La stabilité de la région est d’ordre primordial pour la Chine dont 30 % des importations de pétrole proviennent des pays du Golfe. Chaque année, près de 2400 pétroliers empruntent le passage du détroit d’Ormuz. La Chine est consciente qu’elle est la seule qui peut faire jouer un effet de levier économique sur l’Iran : les États-Unis ont joué la carte des sanctions contre l’Iran et les Européens ont suivi de peur d’être frappés également de sanctions secondaires.

La Chine fait miroiter à l’Iran des investissements de l’ordre de 400 milliards de dollars. Toutefois, cet accord tarde à être entériné. Par ailleurs, les investissements chinois de la nouvelle route de la soie BRI (Belt and Road Initiative) dans les six pays qui font partie du Conseil de coopération du Golfe sont les deuxièmes en importance au monde

L’Arabie

Pour l’Arabie, l’accalmie relative qui accompagne cet accord est bienvenue. La solidité des liens avec les États-Unis a été ébranlée plus d’une fois : le président Obama s’est discrédité lorsqu’il n’a pas été fidèle à sa promesse d’agir contre le régime syrien si des armes chimiques venaient à être utilisées.

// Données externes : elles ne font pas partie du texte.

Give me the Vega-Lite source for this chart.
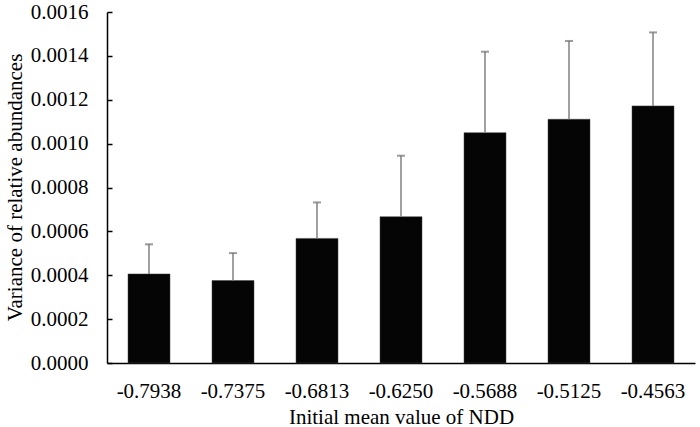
{
  "$schema": "https://vega.github.io/schema/vega-lite/v6.json",
  "autosize": {"type": "none"},
  "width": 588,
  "height": 351,
  "padding": {"left": 107, "top": 12, "right": 5, "bottom": 64},
  "background": "white",
  "config": {
    "view": {"stroke": null},
    "font": "Liberation Serif",
    "axis": {"grid": false, "domainColor": "#000000", "domainWidth": 1.5, "labelColor": "#000000", "titleColor": "#000000", "labelFont": "Liberation Serif", "titleFont": "Liberation Serif", "labelFontSize": 21, "titleFontSize": 21, "titleFontWeight": "normal"}
  },
  "data": {
    "values": [
      {"ndd": "-0.7938", "variance": 0.000406, "upper": 0.000541},
      {"ndd": "-0.7375", "variance": 0.000376, "upper": 0.000501},
      {"ndd": "-0.6813", "variance": 0.000568, "upper": 0.000732},
      {"ndd": "-0.6250", "variance": 0.000667, "upper": 0.000945},
      {"ndd": "-0.5688", "variance": 0.00105, "upper": 0.001419},
      {"ndd": "-0.5125", "variance": 0.001111, "upper": 0.001468},
      {"ndd": "-0.4563", "variance": 0.001172, "upper": 0.001507}
    ]
  },
  "encoding": {
    "x": {
      "field": "ndd", "type": "ordinal", "sort": null,
      "scale": {"paddingInner": 0.5, "paddingOuter": 0.25},
      "axis": {"title": "Initial mean value of NDD", "labelAngle": 0, "ticks": false, "labelPadding": 34, "labelBaseline": "alphabetic", "titleX": 294, "titleY": 60, "titleBaseline": "alphabetic", "titleAnchor": null, "titleAlign": "center"}
    }
  },
  "layer": [
    {
      "mark": {"type": "bar", "color": "#050505", "stroke": "#444444", "strokeWidth": 0.5},
      "encoding": {
        "y": {
          "field": "variance", "type": "quantitative",
          "scale": {"domain": [0, 0.0016], "nice": false},
          "axis": {"title": "Variance of relative abundances", "format": ".4f", "values": [0, 0.0002, 0.0004, 0.0006, 0.0008, 0.001, 0.0012, 0.0014, 0.0016], "tickSize": -5, "tickColor": "#000000", "tickWidth": 1.5, "labelPadding": 24, "labelBaseline": "middle", "titleX": -92, "titleY": 175, "titleAngle": -90, "titleBaseline": "middle", "titleAlign": "center", "titleAnchor": null}
        }
      }
    },
    {
      "mark": {"type": "rule", "color": "#808080", "strokeWidth": 1.5},
      "encoding": {
        "y": {"field": "variance", "type": "quantitative"},
        "y2": {"field": "upper"}
      }
    },
    {
      "mark": {"type": "tick", "color": "#707070", "size": 8, "thickness": 2, "orient": "horizontal"},
      "encoding": {
        "y": {"field": "upper", "type": "quantitative"}
      }
    }
  ]
}
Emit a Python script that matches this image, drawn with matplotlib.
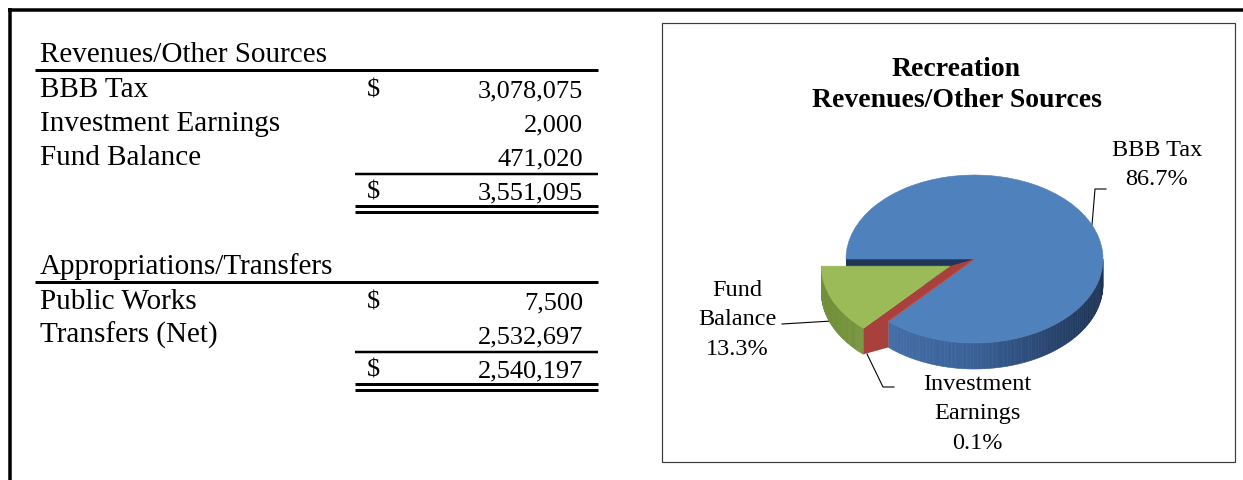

La Russie a installé une base militaire importante en Syrie. Sous la présidence de Trump, les Kurdes qui ont bravement lutté contre l’État islamique ont été quasiment abandonnés à leur sort. Les États-Unis n’ont pas réagi lorsque des installations pétrolifères saoudiennes ont été attaquées en 2019 ni même lorsqu’un drone de surveillance américain a été abattu.

Aussi l’Arabie s’est distancée des États-Unis et fixe les prix du pétrole avec la Russie. Néanmoins, les liens qui unissent l’Arabie saoudite aux États-Unis sont encore très puissants.

Peu après l’accord, l’Arabie saoudite, les États-Unis et Israël ont effectué des exercices militaires conjoints en mer Rouge. Des exercices militaires ont été également tenus dans le Golfe entre des forces navales iraniennes, russes et chinoises. La livraison à l’Iran d’avions russes avancés Soukhoï Su-35 (initialement construits pour l’Égypte), enhardit l’Iran qui, en toute probabilité, se montrera plus agressif à moyen terme.

Réalignements en gestation

À long terme, l’Iran, la Russie et la Chine aimeraient former un bloc uni pour s’opposer à l’hégémonie américaine et à la toute-puissance du dollar américain dans les échanges internationaux. Cela dit, la raison d’être d’une telle coalition est d’un ordre quasi théologique pour le régime des mullahs et d’un ordre géopolitique pour la Russie et la Chine, sinon que pour ce dernier pays, les investissements en Occident sont trop importants pour être ignorés.

Dans cette nouvelle configuration d’alliances, le poids géopolitique d’Israël devient encore plus grand, car c’est la seule puissance qui soit fiable au Proche-Orient. Le président turc Erdogan est une girouette géopolitique qui continue d’antagoniser alliés et adversaires.

C’est pourquoi le président Biden a insisté pour que le premier ministre israélien mette fin rapidement à la crise de réforme judiciaire qui a secoué le pays.